• [What is expected]: Write out the listing, please, but only from its first line through the line containing "from bokeh.resources import INLINE", exactly as given and without pictures.
** START OF Source material **
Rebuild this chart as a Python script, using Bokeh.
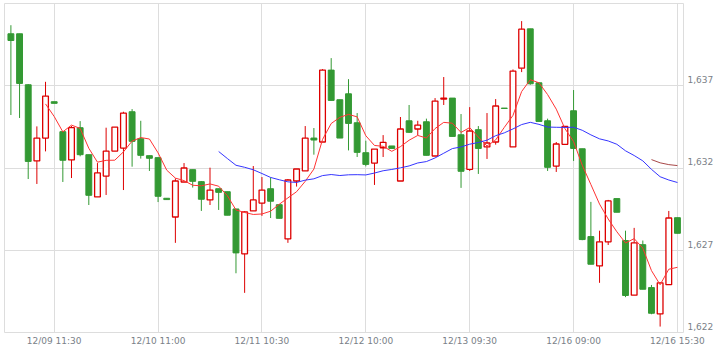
import numpy as np
from bokeh.plotting import figure
from bokeh.models import (ColumnDataSource, Range1d, FixedTicker, LinearAxis,
                          NumeralTickFormatter)
from bokeh.embed import file_html
from bokeh.resources import INLINE

# ---------------- data ----------------
days = ["12/09", "12/10", "12/11", "12/12", "12/13", "12/16"]
session_times = ["09:00", "09:30", "10:00", "10:30", "11:00", "11:30", "12:30",
                 "13:00", "13:30", "14:00", "14:30", "15:00", "15:30"]
stamps = [f"{d} {t}" for d in days for t in session_times]

opens = [1640.16, 1640.16, 1637.06, 1632.43, 1633.82, 1636.03, 1634.21, 1632.49, 1634.45, 1632.81,
         1630.24, 1631.51, 1633.03, 1633.21, 1635.42, 1633.78, 1632.75, 1632.63, 1630.16, 1629.02,
         1631.15, 1631.90, 1631.17, 1630.06, 1630.74, 1630.56, 1629.51, 1626.78, 1629.39, 1629.87,
         1630.74, 1629.77, 1627.69, 1631.21, 1631.82, 1633.82, 1633.58, 1637.95, 1636.15, 1636.51,
         1634.75, 1632.93, 1632.30, 1633.23, 1633.34, 1631.21, 1634.87, 1634.37, 1634.81, 1632.73,
         1636.19, 1636.25, 1634.02, 1631.92, 1634.33, 1633.28, 1633.58, 1635.64, 1633.28, 1638.07,
         1640.46, 1637.18, 1634.87, 1632.12, 1633.44, 1635.48, 1633.17, 1627.83, 1626.05, 1627.51,
         1630.14, 1627.59, 1624.27, 1627.34, 1624.73, 1623.13, 1624.91, 1628.98]
highs = [1640.68, 1640.16, 1637.10, 1634.53, 1637.24, 1636.03, 1634.25, 1634.55, 1634.85, 1632.81,
         1632.30, 1634.45, 1634.49, 1635.42, 1635.58, 1634.87, 1632.75, 1632.63, 1630.16, 1631.37,
         1632.30, 1631.90, 1631.21, 1632.02, 1630.74, 1630.56, 1629.51, 1629.37, 1632.12, 1631.45,
         1631.43, 1629.77, 1631.33, 1631.94, 1634.55, 1634.43, 1638.01, 1638.68, 1636.15, 1637.40,
         1635.34, 1633.66, 1633.15, 1634.00, 1633.34, 1635.10, 1635.83, 1634.87, 1635.00, 1636.25,
         1637.53, 1636.25, 1635.28, 1635.70, 1634.55, 1635.34, 1636.19, 1635.64, 1637.99, 1640.93,
         1640.46, 1637.18, 1635.00, 1633.58, 1634.53, 1636.74, 1633.17, 1629.94, 1628.19, 1630.06,
         1630.14, 1628.19, 1628.36, 1627.59, 1624.89, 1625.02, 1629.39, 1628.98]
lows = [1635.22, 1635.04, 1631.33, 1631.03, 1633.01, 1635.93, 1631.15, 1631.39, 1632.71, 1629.75,
        1630.24, 1630.36, 1633.03, 1630.66, 1632.08, 1632.57, 1631.82, 1629.93, 1630.08, 1627.45,
        1631.15, 1630.81, 1629.39, 1629.75, 1629.45, 1629.13, 1625.60, 1624.41, 1629.39, 1629.09,
        1628.96, 1628.94, 1627.45, 1630.87, 1631.82, 1632.81, 1633.58, 1636.11, 1633.82, 1633.07,
        1632.67, 1632.10, 1630.97, 1632.67, 1633.19, 1631.21, 1634.13, 1634.00, 1632.77, 1632.73,
        1635.83, 1633.92, 1630.79, 1631.82, 1631.64, 1632.55, 1633.42, 1635.62, 1633.28, 1637.83,
        1637.06, 1634.83, 1631.82, 1631.76, 1633.44, 1632.43, 1627.61, 1626.15, 1625.02, 1627.32,
        1629.31, 1624.15, 1624.27, 1624.63, 1623.11, 1622.36, 1624.91, 1628.03]
closes = [1639.75, 1637.14, 1632.40, 1633.82, 1636.37, 1635.93, 1632.47, 1634.45, 1632.81, 1630.34,
          1631.70, 1633.03, 1634.49, 1635.34, 1633.62, 1632.77, 1632.59, 1630.28, 1630.08, 1631.21,
          1632.00, 1631.19, 1630.10, 1630.66, 1630.52, 1629.13, 1626.84, 1629.33, 1630.06, 1630.66,
          1629.98, 1628.94, 1631.27, 1631.94, 1633.82, 1633.70, 1637.95, 1636.11, 1633.82, 1634.71,
          1632.95, 1632.22, 1633.15, 1633.56, 1633.19, 1634.37, 1634.17, 1634.61, 1632.77, 1636.07,
          1636.25, 1633.92, 1631.80, 1634.25, 1633.19, 1633.52, 1635.77, 1635.62, 1637.89, 1640.44,
          1637.12, 1634.83, 1632.04, 1633.46, 1634.53, 1633.19, 1627.65, 1626.15, 1627.51, 1630.00,
          1629.31, 1624.25, 1627.45, 1624.63, 1623.17, 1625.02, 1628.96, 1628.03]

ma_periods = [5, 25, 75]
y_ticks = [1622, 1627, 1632, 1637]
first_tick = 5
tick_step = 12

# ---------------- derived ----------------
n = len(closes)
idx = np.arange(n)
o = np.array(opens); c = np.array(closes)
up = c >= o
tick_idx = list(range(first_tick, n, tick_step))

def moving_avg(vals, k):
    arr = np.array(vals)
    out = np.convolve(arr, np.ones(k) / k, mode="valid")
    return idx[k - 1:], out

GREEN = "#339933"
RED = "#dd0000"
GRID = "#dddddd"
LABEL = "#7a7f88"
FONT = "DejaVu Sans"

p = figure(frame_width=679, frame_height=329, output_backend="svg", toolbar_location=None,
           x_range=Range1d(-0.74, 77.7), y_range=Range1d(1622, 1642),
           y_axis_location="right", min_border_left=4, min_border_top=3,
           min_border_right=42, min_border_bottom=20,
           background_fill_color="white", border_fill_color="white")
p.outline_line_color = GRID
p.outline_line_width = 1

# grids
p.xgrid.ticker = FixedTicker(ticks=tick_idx)
p.ygrid.ticker = FixedTicker(ticks=y_ticks)
p.xgrid.grid_line_color = GRID
p.ygrid.grid_line_color = GRID

# x axis
xa = p.xaxis[0]
xa.ticker = FixedTicker(ticks=tick_idx)
xa.major_label_overrides = {i: stamps[i] for i in tick_idx}
xa.axis_line_color = None
xa.major_tick_line_color = None
xa.minor_tick_line_color = None
xa.major_tick_out = 0
xa.major_tick_in = 0
xa.major_label_standoff = 3
xa.major_label_text_font = FONT
xa.major_label_text_font_size = "9px"
xa.major_label_text_color = LABEL

# hidden default y axis; labels on a slightly shifted range
p.yaxis[0].visible = False
shift = 0.376
p.extra_y_ranges = {"lab": Range1d(1622 - shift, 1642 - shift)}
ya = LinearAxis(y_range_name="lab", ticker=FixedTicker(ticks=y_ticks),
                formatter=NumeralTickFormatter(format="0,0"))
ya.axis_line_color = None
ya.major_tick_line_color = None
ya.minor_tick_line_color = None
ya.major_tick_out = 0
ya.major_tick_in = 0
ya.major_label_standoff = 4
ya.major_label_text_font = FONT
ya.major_label_text_font_size = "9px"
ya.major_label_text_color = LABEL
p.add_layout(ya, "right")

# candles
src_up = ColumnDataSource(dict(x=idx[up], o=o[up], c=c[up],
                               h=np.array(highs)[up], l=np.array(lows)[up]))
src_dn = ColumnDataSource(dict(x=idx[~up], o=o[~up], c=c[~up],
                               h=np.array(highs)[~up], l=np.array(lows)[~up]))

p.segment(x0="x", y0="h", x1="x", y1="l", source=src_dn, line_color=GREEN, line_width=1)
p.vbar(x="x", top="o", bottom="c", width=0.68, source=src_dn,
       fill_color=GREEN, line_color=GREEN, line_width=1)

p.segment(x0="x", y0="h", x1="x", y1="l", source=src_up, line_color=RED, line_width=1)
p.vbar(x="x", top="c", bottom="o", width=0.66, source=src_up,
       fill_color="white", line_color=RED, line_width=1.3)

# moving averages
ma_colors = ["#ff3333", "#3535ff", "#a84848"]
for k, col in zip(ma_periods, ma_colors):
    mx, my = moving_avg(closes, k)
    p.line(mx, my, line_color=col, line_width=1)

open("out.html", "w").write(file_html(p, INLINE))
** END OF Source material **
• [Output for this exercise]:
Rebuild this chart as a Python script, using Bokeh.
import numpy as np
from bokeh.plotting import figure
from bokeh.models import (ColumnDataSource, Range1d, FixedTicker, LinearAxis,
                          NumeralTickFormatter)
from bokeh.embed import file_html
from bokeh.resources import INLINE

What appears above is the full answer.